Holocaust Stolen Goods Leave Justices Struggling Over US Role

December 3, 2024, 5:35 PM UTC

The US Supreme Court once again struggled with the role that US courts should play in returning property stolen by foreign countries during World War II to its original owners.

In several cases brought by Holocaust survivors against foreign nations, the justices have wrestled with how to balance the international friction that can result from hauling sovereign nations into US courts and fulfilling Congress’s intent to allow suits in some cases.

That struggle is exemplified in the case heard by the justices on Tuesday, which was originally filed in 2010 and has already made its way up to the Supreme Court once before.

In it, Holocaust survivors and their families say Hungary and its national railroad stole property from Jews while transporting them to concentration camps. They stole the plaintiffs’ property “while forcing them onto cattle cars,” said their lawyer, Shay Dvoretzky.

But Justice Department lawyer Sopan Joshi said the question is not whether Hungary acted wrongly. Instead, it’s about whether the US is the proper place to resolve the dispute.

Seeking Balance

Joshi, who argued for the US government on Hungary’s side, said that the Foreign Sovereign Immunities Act generally says US courts aren’t the right place to resolve those disputes. And while it does allow for some exceptions, those are “a small departure from the restrictive theory of sovereign immunity.”

That includes when the foreign country or the stolen property has a sufficient commercial connection to the US.

The US Court of Appeals for the D.C. Circuit said that Hungary’s practice during the Holocaust was to liquidate the stolen property and add the proceeds to the general treasury. Because that general fund was later used to issue bonds in the US, that was enough to bring the case within the exception to immunity and allow suit in the US.

Hungary’s attorney Joshua Glasgow said that’s too expansive and threatens to open US courts up to almost any dispute. “Simply showing that funds entered into the general revenues of an entire nation that contained billions of dollars followed by untold numbers of transactions following that deposit simply isn’t consistent” with the FSIA, Glasgow said.

“You’re really just asking us to throw out the general rule that sovereigns can’t be sued for appropriations of this sort,” Chief Justice John Roberts told Dvoretzky. “I mean, once you say commingling counts, well, then everything’s pretty much fair game,” Roberts said.

Justice Brett Kavanaugh agreed, saying that the risk of international friction counseled for a narrower reading of the exception.

“It’s a big deal to hail a foreign country in a US court,” Kavanaugh said, noting that no other country has a law that allows that. Given the risk of reciprocal actions against the US, it would be “more prudent to choose the narrower interpretation,” Kavanaugh said.

At any given time, the US government faces thousands of lawsuits overseas, Joshi said. The risk of reciprocal actions by other countries could “multiply greatly the number of lawsuits that we would have to contend with,” he said.

Justice Samuel Alito pushed Joshi on whether that was true.

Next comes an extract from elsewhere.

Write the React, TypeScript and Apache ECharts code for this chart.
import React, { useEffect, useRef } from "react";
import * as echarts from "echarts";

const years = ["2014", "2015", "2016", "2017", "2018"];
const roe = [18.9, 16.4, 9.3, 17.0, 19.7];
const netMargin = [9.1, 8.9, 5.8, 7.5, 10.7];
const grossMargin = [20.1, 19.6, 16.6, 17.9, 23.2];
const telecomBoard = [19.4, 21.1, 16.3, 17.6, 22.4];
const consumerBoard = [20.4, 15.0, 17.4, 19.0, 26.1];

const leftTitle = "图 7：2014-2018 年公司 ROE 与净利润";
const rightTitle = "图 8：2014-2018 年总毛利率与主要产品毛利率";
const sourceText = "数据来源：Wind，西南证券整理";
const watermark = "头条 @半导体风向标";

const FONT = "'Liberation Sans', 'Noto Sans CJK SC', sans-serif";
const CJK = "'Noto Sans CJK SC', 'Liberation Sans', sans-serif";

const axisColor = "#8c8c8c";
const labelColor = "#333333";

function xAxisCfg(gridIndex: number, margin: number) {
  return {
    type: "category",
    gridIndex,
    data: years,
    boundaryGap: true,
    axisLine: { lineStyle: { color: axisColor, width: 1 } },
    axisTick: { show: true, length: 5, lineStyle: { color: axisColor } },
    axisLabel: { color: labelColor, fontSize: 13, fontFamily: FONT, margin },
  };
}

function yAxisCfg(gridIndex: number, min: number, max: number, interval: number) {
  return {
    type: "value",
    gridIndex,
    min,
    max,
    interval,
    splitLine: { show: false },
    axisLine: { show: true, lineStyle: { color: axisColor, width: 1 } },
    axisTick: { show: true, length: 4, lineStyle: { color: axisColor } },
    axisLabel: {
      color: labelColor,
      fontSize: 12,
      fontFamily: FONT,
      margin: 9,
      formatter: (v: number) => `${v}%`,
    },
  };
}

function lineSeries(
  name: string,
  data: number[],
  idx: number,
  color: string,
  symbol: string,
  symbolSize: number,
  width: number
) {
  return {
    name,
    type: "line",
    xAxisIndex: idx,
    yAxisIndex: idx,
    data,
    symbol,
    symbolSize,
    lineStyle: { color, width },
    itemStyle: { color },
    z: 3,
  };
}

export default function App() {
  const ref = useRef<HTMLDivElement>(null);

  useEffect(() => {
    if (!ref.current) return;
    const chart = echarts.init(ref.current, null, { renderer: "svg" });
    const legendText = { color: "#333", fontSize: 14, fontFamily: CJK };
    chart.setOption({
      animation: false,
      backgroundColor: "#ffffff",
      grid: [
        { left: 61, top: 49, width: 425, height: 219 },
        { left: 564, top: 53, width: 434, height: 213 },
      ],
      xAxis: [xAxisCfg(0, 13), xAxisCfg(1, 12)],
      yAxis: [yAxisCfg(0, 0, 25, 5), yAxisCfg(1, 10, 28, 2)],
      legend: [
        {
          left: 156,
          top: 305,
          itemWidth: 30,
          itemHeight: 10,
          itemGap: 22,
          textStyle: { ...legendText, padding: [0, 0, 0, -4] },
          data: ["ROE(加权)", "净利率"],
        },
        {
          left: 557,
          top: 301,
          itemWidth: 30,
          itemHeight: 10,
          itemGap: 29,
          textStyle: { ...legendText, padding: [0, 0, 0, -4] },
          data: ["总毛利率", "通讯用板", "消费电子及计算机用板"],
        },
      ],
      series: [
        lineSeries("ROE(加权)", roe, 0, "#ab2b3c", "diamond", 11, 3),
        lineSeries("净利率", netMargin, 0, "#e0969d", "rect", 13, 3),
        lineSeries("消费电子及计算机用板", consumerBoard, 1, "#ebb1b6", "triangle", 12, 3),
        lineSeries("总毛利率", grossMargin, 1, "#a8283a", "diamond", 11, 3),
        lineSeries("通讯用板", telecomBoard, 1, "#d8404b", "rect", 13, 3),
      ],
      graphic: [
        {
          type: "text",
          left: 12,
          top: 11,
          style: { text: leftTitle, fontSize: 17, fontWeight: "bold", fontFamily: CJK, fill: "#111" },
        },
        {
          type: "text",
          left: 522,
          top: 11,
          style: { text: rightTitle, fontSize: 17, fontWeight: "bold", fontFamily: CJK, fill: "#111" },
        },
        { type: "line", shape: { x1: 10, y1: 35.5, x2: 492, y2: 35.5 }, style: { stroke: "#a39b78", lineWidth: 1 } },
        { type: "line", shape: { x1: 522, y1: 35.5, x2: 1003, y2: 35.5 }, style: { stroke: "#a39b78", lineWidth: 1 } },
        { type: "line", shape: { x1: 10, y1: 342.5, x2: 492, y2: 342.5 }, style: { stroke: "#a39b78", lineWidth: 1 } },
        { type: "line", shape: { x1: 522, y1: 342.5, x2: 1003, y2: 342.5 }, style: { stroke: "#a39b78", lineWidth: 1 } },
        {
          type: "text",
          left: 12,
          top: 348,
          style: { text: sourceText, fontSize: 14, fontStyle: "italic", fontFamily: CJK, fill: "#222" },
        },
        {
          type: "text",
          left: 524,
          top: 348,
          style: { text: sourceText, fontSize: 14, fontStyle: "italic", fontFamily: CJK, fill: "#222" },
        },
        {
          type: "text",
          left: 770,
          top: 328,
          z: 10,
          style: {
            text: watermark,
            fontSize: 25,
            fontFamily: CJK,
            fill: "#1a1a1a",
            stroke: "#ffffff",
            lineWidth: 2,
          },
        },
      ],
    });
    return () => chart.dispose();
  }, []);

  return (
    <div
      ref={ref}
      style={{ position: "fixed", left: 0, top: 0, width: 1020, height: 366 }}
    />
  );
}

“I don’t understand your argument about retaliation,” Alito told Joshi. “Do you think that if lawsuits are brought in the United States based on the expropriation, let’s say, of the property of US nationals abroad, then foreign countries are going to entertain suits based on the expropriation in this country of the property of their nationals?”

“Is the United States going around expropriating the property foreign nationals?” he asked Joshi.

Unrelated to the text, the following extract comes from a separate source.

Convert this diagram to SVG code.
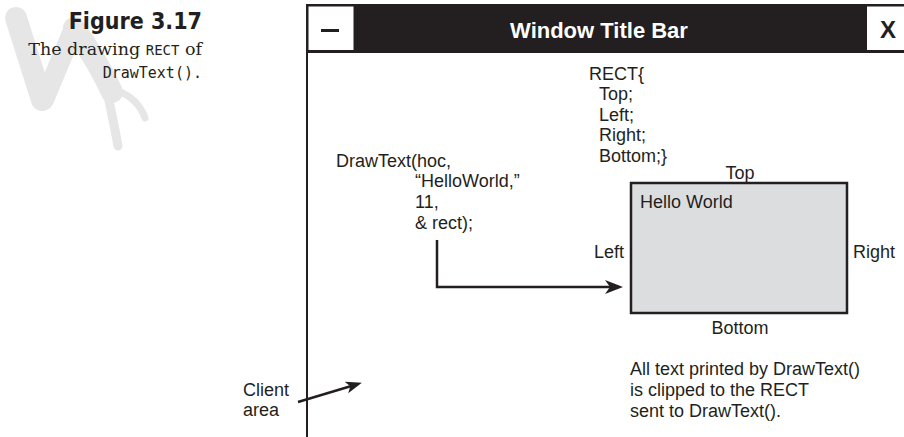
<svg xmlns="http://www.w3.org/2000/svg" width="904" height="437" viewBox="0 0 904 437">
  <style>
    .lbl { font-family: "Liberation Sans", Arial, sans-serif; font-size: 18px; fill: #231f20; }
    .title { font-family: "Liberation Sans", Arial, sans-serif; font-size: 22px; font-weight: bold; fill: #ffffff; }
    .btn { font-family: "Liberation Sans", Arial, sans-serif; font-size: 24px; font-weight: bold; fill: #231f20; }
    .cap-head { font-family: "DejaVu Sans Condensed", "DejaVu Sans", sans-serif; font-size: 23px; font-weight: bold; fill: #231f20; }
    .cap-serif { font-family: "DejaVu Serif", "Liberation Serif", serif; font-size: 17.5px; fill: #231f20; }
    .cap-mono { font-family: "DejaVu Sans Mono", "Liberation Mono", monospace; fill: #231f20; }
    .wire { fill: none; stroke: #231f20; stroke-width: 2.5; }
    .claw { fill: none; stroke: #e6e6e6; stroke-linecap: round; stroke-linejoin: round; }
  </style>
  <defs>
    <marker id="arrow" markerUnits="userSpaceOnUse" markerWidth="20" markerHeight="16" refX="14" refY="7" orient="auto">
      <path d="M0,0 L18,7 L0,14 L5,7 Z" fill="#231f20"/>
    </marker>
    <marker id="arrow-sm" markerUnits="userSpaceOnUse" markerWidth="18" markerHeight="14" refX="12" refY="6" orient="auto">
      <path d="M0,0 L16,6 L0,12 L4,6 Z" fill="#231f20"/>
    </marker>
  </defs>

  <!-- decorative claw mark behind the caption -->
  <g id="claw-mark">
    <path class="claw" stroke-width="22" d="M16,18 L42,100"/>
    <path class="claw" stroke-width="20" d="M44,100 L74,28"/>
    <path class="claw" stroke-width="22" d="M74,28 Q96,58 112,92"/>
    <path class="claw" stroke-width="7" d="M116,90 Q138,98 145,118"/>
    <path class="claw" stroke-width="9" d="M108,96 Q114,124 118,146"/>
  </g>

  <!-- caption -->
  <g id="caption">
    <text class="cap-head" x="202" y="29" text-anchor="end">Figure 3.17</text>
    <text class="cap-serif" x="202" y="55" text-anchor="end">The drawing <tspan class="cap-mono" font-size="14">RECT</tspan> of</text>
    <text class="cap-mono" x="202" y="78" font-size="15" text-anchor="end">DrawText().</text>
  </g>

  <!-- window frame with title bar -->
  <g id="title-bar">
    <rect x="306" y="4" width="600" height="49" fill="#231f20"/>
    <rect x="308.5" y="6.5" width="45" height="43.5" fill="#ffffff"/>
    <rect x="321" y="29" width="18" height="3" fill="#231f20"/>
    <rect x="867" y="6.5" width="40" height="43.5" fill="#ffffff"/>
    <text class="btn" x="888" y="38" text-anchor="middle">X</text>
    <text class="title" x="599" y="38" text-anchor="middle">Window Title Bar</text>
    <line x1="307" y1="52" x2="307" y2="437" stroke="#231f20" stroke-width="2"/>
  </g>

  <g id="rect-struct">
    <text class="lbl" x="589" y="80">RECT{</text>
    <text class="lbl" x="599" y="100">Top;</text>
    <text class="lbl" x="599" y="120.5">Left;</text>
    <text class="lbl" x="599" y="141">Right;</text>
    <text class="lbl" x="599" y="161.5">Bottom;}</text>
  </g>

  <g id="drawtext-call">
    <text class="lbl" x="336" y="166.5">DrawText(hoc,</text>
    <text class="lbl" x="415" y="187">“HelloWorld,”</text>
    <text class="lbl" x="415" y="208">11,</text>
    <text class="lbl" x="415" y="228.5">&amp; rect);</text>
  </g>

  <g id="clip-rect">
    <rect x="631" y="183" width="216" height="130" fill="#dcdddf" stroke="#231f20" stroke-width="2.5"/>
    <text class="lbl" x="640" y="207.5">Hello World</text>
    <text class="lbl" x="740" y="178.5" text-anchor="middle">Top</text>
    <text class="lbl" x="624" y="257.5" text-anchor="end">Left</text>
    <text class="lbl" x="853" y="257.5">Right</text>
    <text class="lbl" x="740" y="333.5" text-anchor="middle">Bottom</text>
  </g>

  <g id="clip-note">
    <text class="lbl" x="630" y="374.5">All text printed by DrawText()</text>
    <text class="lbl" x="630" y="396">is clipped to the RECT</text>
    <text class="lbl" x="630" y="417">sent to DrawText().</text>
  </g>

  <g id="client-area">
    <text class="lbl" x="243" y="395.5">Client</text>
    <text class="lbl" x="243" y="416">area</text>
  </g>

  <g id="connectors">
    <path class="wire" marker-end="url(#arrow)" d="M437,240 V287 H619"/>
    <path class="wire" stroke-width="2" marker-end="url(#arrow-sm)" d="M298,402 L358,384"/>
  </g>
</svg>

Moreover, Justice Elena Kagan wondered if a rule that was too narrow would provide a “road map to any country that wants to expropriate property.”

Presumably “Congress wouldn’t have wanted to write a provision that has no meaning,” Kagan told Glasgow. “And under your theory, I think that there would be precious little meaning to this, because it really just, you know, gives foreign countries an easy way to expropriate poverty and make sure there’s no accountability for that expropriation.”

The case is Republic of Hungary v. Simon, U.S., No. 23-867, argued 12/3/24.